Taking these approaches into account, an Independent Scotland could establish Scottish Culture International: an agency responsible for supporting touring artists, organising Scottish Culture Festivals worldwide, and exporting Scottish art to international exhibitions – all the while recommending international cultural trade initiatives back to the national government. As such, the board of such an organisation would comprise artists as well as business and trade representatives.
Just one recommendation that such a body could make would be the establishment of Scottish Cultural Centres worldwide. Partially modelled on the success of the ‘Irish Pub’ franchise, a series of financially self-sustaining Scottish Cafés in key cities around the world would serve authentic Scottish food and drink, but also act as a point of contact with Scottish culture. Here the city’s Scottish Tourist Board could be located, as well as a Scottish bookshop, and a space for Scottish poetry readings and other arts performances. Indeed, a wealth of other successful Scottish cultural business ventures could be envisaged – all made possible by Scottish Culture International.

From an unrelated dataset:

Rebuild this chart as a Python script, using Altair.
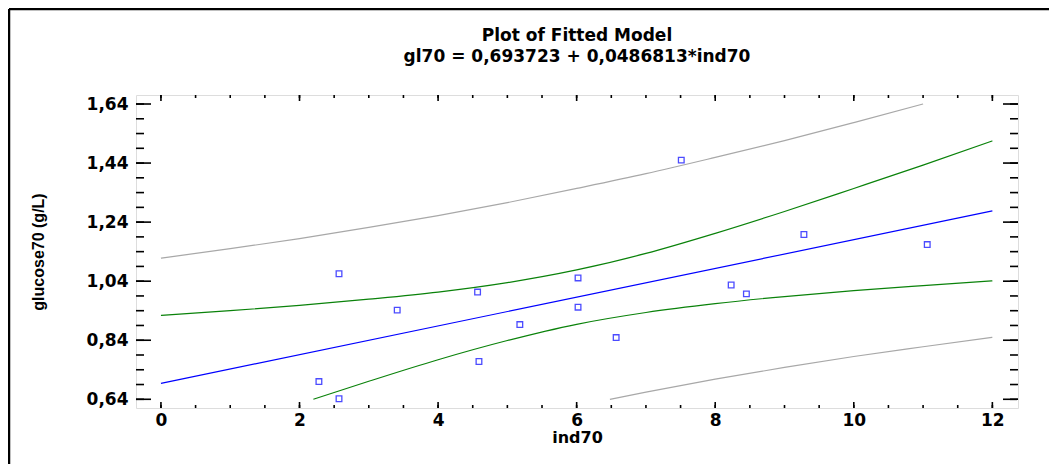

With an incredibly wide remit and hundreds of administrators pushing paper, Creative Scotland clearly needs urgent reform. Central to our proposal is the body’s decentralisation: splitting the international from the national, splitting the national into artists and organisations, and finally evolving regional and local culture away from the national body. The vast sums allocated for ‘Culture and Major Events’ (£207M in 2022-3) must now be restructured: to better support artists themselves; to transform Scotland’s idea of ‘community engagement’; and to finally establish a permanent international cultural presence that goes beyond the August festivals.